> _Task requirements_:
From the listing below, copy only the lines from the line that contains "Write a LaTeX" to the line that contains "(out-a) -- (out-b);", counting those two lines as part of the copy.

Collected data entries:

════════

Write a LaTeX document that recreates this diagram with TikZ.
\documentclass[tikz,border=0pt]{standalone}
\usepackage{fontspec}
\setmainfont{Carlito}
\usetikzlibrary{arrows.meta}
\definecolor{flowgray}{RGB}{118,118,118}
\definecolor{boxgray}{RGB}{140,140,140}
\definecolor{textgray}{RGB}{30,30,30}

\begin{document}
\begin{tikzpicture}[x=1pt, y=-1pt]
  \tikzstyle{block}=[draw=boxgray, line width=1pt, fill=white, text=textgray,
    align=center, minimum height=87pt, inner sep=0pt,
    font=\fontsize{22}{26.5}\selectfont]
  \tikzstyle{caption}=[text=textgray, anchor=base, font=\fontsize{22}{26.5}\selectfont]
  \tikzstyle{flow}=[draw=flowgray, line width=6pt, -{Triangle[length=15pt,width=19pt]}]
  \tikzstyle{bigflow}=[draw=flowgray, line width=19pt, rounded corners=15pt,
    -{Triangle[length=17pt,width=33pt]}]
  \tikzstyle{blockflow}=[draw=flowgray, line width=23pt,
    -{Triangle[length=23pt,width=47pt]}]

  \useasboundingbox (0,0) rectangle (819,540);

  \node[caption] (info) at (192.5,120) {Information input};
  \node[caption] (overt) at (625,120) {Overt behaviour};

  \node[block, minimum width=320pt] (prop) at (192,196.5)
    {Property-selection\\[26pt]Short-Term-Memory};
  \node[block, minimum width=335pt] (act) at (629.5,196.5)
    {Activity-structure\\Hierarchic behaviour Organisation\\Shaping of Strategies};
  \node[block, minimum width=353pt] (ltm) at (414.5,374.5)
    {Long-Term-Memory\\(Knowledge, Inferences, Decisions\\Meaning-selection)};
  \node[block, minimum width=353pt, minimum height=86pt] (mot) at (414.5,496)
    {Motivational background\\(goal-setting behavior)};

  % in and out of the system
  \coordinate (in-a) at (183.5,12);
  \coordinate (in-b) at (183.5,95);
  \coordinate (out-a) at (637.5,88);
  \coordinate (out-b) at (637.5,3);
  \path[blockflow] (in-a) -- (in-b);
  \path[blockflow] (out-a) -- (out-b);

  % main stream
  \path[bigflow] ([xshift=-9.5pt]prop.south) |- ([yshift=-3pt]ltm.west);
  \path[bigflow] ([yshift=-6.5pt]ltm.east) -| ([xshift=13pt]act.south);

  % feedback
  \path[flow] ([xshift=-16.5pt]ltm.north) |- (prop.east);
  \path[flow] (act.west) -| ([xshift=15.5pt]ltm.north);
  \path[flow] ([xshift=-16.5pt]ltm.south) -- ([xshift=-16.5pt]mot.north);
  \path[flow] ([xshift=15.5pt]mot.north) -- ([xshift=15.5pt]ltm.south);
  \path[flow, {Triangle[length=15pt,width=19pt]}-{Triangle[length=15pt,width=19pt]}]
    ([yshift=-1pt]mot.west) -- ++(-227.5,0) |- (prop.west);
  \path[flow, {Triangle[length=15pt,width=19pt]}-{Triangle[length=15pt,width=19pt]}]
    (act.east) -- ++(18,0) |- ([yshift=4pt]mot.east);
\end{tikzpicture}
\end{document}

════════

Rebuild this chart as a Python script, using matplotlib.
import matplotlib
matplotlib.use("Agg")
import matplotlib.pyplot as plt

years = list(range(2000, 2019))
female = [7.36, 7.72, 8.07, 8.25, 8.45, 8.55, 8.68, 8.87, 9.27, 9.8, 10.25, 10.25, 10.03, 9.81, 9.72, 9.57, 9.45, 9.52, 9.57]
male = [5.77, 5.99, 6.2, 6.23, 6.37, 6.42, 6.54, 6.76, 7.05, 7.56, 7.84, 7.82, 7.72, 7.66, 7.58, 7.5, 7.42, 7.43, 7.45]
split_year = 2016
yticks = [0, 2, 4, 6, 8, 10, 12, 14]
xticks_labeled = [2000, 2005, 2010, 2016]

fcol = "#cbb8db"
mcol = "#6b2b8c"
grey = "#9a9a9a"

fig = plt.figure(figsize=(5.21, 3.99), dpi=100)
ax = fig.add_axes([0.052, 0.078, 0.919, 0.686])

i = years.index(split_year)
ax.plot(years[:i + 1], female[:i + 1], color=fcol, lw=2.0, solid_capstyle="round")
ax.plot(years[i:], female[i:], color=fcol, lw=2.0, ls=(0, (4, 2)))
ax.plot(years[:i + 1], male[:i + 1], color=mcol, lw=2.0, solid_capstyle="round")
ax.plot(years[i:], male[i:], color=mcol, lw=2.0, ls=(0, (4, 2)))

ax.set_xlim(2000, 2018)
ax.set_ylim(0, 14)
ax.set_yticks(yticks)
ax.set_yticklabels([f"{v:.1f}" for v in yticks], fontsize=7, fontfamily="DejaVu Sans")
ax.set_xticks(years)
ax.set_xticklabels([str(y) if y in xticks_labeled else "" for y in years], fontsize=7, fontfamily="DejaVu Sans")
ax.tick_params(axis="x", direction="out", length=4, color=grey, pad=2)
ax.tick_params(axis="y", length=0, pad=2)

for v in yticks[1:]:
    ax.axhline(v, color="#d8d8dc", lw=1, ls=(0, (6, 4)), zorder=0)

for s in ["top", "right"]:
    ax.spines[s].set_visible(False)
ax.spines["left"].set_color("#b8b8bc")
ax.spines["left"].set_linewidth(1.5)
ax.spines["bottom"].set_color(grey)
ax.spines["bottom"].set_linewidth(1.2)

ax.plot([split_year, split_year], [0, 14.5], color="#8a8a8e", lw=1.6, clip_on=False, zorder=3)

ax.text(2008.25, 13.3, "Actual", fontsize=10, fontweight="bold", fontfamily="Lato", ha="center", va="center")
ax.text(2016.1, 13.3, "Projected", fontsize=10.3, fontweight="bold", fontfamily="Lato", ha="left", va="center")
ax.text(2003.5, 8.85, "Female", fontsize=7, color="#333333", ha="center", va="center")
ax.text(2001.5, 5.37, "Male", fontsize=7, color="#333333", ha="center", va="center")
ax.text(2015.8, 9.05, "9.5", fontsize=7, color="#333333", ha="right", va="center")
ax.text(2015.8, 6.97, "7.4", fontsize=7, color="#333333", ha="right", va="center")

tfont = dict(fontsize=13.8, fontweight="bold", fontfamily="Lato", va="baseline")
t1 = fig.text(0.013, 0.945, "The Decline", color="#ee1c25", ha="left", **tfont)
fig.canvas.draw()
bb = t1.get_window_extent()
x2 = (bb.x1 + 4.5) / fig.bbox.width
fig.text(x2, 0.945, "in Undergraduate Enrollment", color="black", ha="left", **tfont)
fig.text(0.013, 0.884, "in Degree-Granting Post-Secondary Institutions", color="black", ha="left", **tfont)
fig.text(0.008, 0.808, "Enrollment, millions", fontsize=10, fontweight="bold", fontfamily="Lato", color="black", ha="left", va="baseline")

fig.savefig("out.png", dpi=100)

════════

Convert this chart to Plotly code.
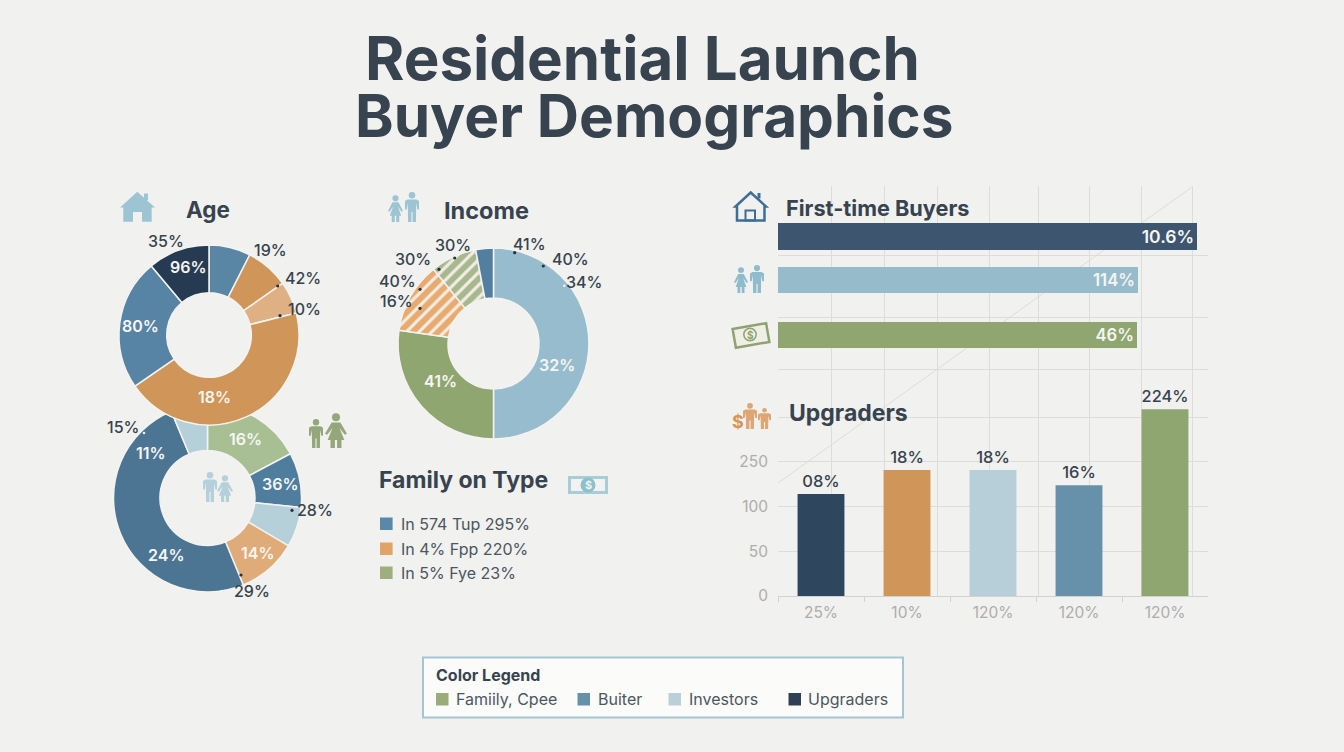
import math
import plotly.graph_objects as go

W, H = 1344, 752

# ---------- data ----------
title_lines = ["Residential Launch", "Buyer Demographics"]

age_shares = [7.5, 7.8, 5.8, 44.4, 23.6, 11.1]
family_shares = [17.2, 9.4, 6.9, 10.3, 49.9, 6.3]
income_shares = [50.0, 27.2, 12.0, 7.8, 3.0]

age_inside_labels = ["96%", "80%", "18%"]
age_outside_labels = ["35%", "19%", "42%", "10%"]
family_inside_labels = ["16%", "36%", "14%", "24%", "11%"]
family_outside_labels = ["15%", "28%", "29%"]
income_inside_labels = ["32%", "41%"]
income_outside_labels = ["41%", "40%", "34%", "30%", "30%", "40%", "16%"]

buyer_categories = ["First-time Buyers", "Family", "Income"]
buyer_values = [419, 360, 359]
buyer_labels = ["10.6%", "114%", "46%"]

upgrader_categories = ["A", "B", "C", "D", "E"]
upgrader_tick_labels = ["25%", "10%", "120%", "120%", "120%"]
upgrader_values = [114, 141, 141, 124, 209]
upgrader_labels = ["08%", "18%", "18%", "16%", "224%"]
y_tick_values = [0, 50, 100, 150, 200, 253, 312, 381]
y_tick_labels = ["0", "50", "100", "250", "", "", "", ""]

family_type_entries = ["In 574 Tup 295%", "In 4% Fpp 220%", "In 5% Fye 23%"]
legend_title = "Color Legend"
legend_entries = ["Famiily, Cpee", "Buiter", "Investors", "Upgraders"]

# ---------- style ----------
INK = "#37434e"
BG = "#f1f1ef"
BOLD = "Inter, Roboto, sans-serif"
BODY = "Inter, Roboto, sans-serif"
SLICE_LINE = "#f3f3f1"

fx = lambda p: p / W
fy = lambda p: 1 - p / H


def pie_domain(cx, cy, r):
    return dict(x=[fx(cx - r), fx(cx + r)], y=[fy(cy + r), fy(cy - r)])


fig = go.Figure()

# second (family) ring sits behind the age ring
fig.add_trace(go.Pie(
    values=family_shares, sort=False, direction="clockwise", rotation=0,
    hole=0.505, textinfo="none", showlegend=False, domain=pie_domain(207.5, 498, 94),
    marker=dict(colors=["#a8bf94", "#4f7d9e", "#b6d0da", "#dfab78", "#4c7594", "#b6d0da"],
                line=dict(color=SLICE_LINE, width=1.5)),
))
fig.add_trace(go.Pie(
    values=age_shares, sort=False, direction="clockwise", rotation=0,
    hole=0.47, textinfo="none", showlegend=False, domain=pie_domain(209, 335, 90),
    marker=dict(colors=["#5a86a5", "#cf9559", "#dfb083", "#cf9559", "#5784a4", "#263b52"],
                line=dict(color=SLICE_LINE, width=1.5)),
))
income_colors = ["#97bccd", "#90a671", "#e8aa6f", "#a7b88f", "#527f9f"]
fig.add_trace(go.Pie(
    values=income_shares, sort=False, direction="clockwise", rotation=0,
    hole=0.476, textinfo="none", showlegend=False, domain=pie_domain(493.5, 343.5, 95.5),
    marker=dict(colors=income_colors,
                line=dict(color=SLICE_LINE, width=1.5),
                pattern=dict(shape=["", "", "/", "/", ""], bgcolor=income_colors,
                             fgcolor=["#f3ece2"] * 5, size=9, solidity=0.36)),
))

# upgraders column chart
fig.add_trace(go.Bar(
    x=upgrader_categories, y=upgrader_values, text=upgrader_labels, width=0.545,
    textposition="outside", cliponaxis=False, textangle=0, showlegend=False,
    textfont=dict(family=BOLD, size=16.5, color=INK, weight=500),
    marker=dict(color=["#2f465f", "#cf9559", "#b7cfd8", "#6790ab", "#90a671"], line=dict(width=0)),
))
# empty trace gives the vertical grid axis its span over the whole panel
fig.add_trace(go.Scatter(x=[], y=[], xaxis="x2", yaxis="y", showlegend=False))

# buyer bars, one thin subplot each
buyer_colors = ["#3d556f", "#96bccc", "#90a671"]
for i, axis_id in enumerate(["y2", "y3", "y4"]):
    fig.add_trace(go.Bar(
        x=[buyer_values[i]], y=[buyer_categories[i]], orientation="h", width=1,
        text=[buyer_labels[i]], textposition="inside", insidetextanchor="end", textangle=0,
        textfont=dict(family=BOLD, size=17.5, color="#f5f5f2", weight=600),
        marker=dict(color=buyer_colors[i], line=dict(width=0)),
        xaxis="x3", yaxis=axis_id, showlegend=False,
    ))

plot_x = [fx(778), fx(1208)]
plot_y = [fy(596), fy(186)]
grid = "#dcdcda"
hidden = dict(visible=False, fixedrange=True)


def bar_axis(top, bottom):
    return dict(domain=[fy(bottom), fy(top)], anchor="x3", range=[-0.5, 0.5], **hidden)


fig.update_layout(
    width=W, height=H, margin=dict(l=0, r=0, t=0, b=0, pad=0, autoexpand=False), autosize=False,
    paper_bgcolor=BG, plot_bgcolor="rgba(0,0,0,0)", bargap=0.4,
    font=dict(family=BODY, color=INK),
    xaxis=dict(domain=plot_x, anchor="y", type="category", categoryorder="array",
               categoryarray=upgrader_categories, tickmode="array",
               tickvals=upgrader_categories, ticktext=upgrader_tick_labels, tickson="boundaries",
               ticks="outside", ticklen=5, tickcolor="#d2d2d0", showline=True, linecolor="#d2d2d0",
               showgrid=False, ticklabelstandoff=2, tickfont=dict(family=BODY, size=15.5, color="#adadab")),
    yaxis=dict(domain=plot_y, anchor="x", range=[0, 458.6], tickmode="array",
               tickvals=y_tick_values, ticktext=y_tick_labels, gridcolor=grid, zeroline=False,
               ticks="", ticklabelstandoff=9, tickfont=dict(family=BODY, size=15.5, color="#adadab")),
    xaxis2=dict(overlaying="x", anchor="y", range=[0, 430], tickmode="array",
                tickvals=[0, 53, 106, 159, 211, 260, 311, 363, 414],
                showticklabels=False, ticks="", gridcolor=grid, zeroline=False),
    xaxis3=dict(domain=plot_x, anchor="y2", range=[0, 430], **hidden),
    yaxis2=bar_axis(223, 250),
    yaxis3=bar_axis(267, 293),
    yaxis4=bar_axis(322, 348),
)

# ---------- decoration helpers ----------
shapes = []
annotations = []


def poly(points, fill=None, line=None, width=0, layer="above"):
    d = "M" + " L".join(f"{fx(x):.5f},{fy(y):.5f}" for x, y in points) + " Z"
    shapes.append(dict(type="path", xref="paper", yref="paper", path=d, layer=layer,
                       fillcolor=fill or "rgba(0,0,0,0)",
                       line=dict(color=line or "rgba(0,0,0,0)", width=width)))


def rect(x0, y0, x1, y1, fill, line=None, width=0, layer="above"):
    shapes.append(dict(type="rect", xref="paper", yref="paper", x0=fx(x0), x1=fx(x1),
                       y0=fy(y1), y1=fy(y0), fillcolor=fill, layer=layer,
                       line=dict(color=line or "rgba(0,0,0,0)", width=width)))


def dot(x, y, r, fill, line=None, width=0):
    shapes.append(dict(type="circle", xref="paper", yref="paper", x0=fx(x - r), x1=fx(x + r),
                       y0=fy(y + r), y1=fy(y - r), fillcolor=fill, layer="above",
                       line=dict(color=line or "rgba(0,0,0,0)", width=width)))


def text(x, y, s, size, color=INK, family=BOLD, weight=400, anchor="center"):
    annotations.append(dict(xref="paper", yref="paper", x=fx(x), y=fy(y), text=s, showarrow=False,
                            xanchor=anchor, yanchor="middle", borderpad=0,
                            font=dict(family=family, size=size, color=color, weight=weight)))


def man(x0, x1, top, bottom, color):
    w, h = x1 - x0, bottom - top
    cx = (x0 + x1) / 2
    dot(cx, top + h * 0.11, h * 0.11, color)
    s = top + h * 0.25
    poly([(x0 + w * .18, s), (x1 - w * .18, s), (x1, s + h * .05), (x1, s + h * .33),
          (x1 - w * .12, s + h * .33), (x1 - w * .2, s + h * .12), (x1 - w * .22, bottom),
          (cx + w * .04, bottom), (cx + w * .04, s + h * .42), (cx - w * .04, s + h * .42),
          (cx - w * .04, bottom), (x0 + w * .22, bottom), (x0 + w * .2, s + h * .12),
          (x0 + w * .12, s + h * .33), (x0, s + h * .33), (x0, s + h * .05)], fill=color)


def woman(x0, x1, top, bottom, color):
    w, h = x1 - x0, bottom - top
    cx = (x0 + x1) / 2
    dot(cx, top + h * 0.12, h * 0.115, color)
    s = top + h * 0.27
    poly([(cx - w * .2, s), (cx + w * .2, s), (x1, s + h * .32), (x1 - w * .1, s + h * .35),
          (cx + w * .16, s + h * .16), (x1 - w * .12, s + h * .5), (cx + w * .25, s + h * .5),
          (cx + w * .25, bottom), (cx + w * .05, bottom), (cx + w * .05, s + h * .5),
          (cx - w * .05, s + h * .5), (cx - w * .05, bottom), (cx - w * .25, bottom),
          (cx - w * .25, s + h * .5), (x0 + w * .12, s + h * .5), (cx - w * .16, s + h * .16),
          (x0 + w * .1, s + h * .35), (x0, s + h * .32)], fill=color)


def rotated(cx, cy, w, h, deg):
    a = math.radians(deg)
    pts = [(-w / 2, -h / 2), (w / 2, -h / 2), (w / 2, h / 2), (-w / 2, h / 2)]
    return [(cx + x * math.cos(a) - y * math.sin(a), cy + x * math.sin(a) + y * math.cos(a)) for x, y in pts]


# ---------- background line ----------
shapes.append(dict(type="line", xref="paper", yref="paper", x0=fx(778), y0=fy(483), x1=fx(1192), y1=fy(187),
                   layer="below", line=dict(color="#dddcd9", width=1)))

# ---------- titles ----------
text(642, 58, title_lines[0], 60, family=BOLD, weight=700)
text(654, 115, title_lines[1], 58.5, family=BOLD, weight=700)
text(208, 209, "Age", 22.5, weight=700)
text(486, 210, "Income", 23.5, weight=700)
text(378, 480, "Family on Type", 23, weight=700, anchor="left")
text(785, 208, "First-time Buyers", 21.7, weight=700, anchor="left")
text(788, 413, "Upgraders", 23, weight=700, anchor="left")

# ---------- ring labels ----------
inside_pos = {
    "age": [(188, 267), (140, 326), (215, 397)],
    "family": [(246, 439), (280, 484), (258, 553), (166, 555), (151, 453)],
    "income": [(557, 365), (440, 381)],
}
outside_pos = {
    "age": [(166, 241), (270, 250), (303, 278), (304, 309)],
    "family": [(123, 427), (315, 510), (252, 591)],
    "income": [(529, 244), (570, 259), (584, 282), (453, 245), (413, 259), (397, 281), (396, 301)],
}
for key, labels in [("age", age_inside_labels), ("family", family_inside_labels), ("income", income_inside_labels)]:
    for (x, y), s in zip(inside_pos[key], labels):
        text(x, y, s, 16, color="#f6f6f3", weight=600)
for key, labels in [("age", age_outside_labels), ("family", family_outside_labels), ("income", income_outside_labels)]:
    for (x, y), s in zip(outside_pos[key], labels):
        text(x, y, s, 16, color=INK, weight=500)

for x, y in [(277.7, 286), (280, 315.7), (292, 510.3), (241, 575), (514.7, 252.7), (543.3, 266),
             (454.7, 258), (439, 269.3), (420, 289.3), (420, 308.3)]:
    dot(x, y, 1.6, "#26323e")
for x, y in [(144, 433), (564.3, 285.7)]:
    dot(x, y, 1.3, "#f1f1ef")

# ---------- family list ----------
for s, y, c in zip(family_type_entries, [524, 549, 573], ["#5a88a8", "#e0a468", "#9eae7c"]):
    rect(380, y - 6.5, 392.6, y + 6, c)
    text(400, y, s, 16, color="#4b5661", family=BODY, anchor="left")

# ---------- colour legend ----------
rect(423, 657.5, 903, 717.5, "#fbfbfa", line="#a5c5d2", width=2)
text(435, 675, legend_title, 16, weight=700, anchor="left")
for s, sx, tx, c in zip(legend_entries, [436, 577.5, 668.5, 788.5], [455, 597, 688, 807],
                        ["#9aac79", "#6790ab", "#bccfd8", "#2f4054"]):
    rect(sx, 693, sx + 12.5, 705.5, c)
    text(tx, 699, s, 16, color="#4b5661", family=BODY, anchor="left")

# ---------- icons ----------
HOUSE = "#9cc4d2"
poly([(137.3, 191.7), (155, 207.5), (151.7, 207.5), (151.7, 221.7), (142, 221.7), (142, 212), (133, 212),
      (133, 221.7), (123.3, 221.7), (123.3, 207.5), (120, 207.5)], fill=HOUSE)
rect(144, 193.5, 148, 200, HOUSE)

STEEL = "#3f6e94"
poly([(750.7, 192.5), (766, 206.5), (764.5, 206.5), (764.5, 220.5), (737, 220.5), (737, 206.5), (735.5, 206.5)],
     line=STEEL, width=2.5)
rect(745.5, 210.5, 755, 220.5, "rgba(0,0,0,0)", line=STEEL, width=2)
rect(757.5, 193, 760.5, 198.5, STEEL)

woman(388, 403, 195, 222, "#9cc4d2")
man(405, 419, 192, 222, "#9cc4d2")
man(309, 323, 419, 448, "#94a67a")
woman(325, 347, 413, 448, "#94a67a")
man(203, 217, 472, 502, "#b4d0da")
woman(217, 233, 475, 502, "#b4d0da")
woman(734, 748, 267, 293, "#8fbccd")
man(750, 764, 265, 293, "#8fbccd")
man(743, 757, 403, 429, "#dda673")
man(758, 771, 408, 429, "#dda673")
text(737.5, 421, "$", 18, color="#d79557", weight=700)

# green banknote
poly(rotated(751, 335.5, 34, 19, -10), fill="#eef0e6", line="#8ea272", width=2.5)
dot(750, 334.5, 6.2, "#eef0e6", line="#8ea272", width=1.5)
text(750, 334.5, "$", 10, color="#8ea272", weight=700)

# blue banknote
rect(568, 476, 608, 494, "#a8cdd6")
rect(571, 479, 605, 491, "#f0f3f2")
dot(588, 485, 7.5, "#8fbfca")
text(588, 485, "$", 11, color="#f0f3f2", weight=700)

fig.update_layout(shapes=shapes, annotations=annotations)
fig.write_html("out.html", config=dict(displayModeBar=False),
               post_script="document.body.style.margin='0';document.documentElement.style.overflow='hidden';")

════════

> _Task response_:
Write a LaTeX document that recreates this diagram with TikZ.
\documentclass[tikz,border=0pt]{standalone}
\usepackage{fontspec}
\setmainfont{Carlito}
\usetikzlibrary{arrows.meta}
\definecolor{flowgray}{RGB}{118,118,118}
\definecolor{boxgray}{RGB}{140,140,140}
\definecolor{textgray}{RGB}{30,30,30}

\begin{document}
\begin{tikzpicture}[x=1pt, y=-1pt]
  \tikzstyle{block}=[draw=boxgray, line width=1pt, fill=white, text=textgray,
    align=center, minimum height=87pt, inner sep=0pt,
    font=\fontsize{22}{26.5}\selectfont]
  \tikzstyle{caption}=[text=textgray, anchor=base, font=\fontsize{22}{26.5}\selectfont]
  \tikzstyle{flow}=[draw=flowgray, line width=6pt, -{Triangle[length=15pt,width=19pt]}]
  \tikzstyle{bigflow}=[draw=flowgray, line width=19pt, rounded corners=15pt,
    -{Triangle[length=17pt,width=33pt]}]
  \tikzstyle{blockflow}=[draw=flowgray, line width=23pt,
    -{Triangle[length=23pt,width=47pt]}]

  \useasboundingbox (0,0) rectangle (819,540);

  \node[caption] (info) at (192.5,120) {Information input};
  \node[caption] (overt) at (625,120) {Overt behaviour};

  \node[block, minimum width=320pt] (prop) at (192,196.5)
    {Property-selection\\[26pt]Short-Term-Memory};
  \node[block, minimum width=335pt] (act) at (629.5,196.5)
    {Activity-structure\\Hierarchic behaviour Organisation\\Shaping of Strategies};
  \node[block, minimum width=353pt] (ltm) at (414.5,374.5)
    {Long-Term-Memory\\(Knowledge, Inferences, Decisions\\Meaning-selection)};
  \node[block, minimum width=353pt, minimum height=86pt] (mot) at (414.5,496)
    {Motivational background\\(goal-setting behavior)};

  % in and out of the system
  \coordinate (in-a) at (183.5,12);
  \coordinate (in-b) at (183.5,95);
  \coordinate (out-a) at (637.5,88);
  \coordinate (out-b) at (637.5,3);
  \path[blockflow] (in-a) -- (in-b);
  \path[blockflow] (out-a) -- (out-b);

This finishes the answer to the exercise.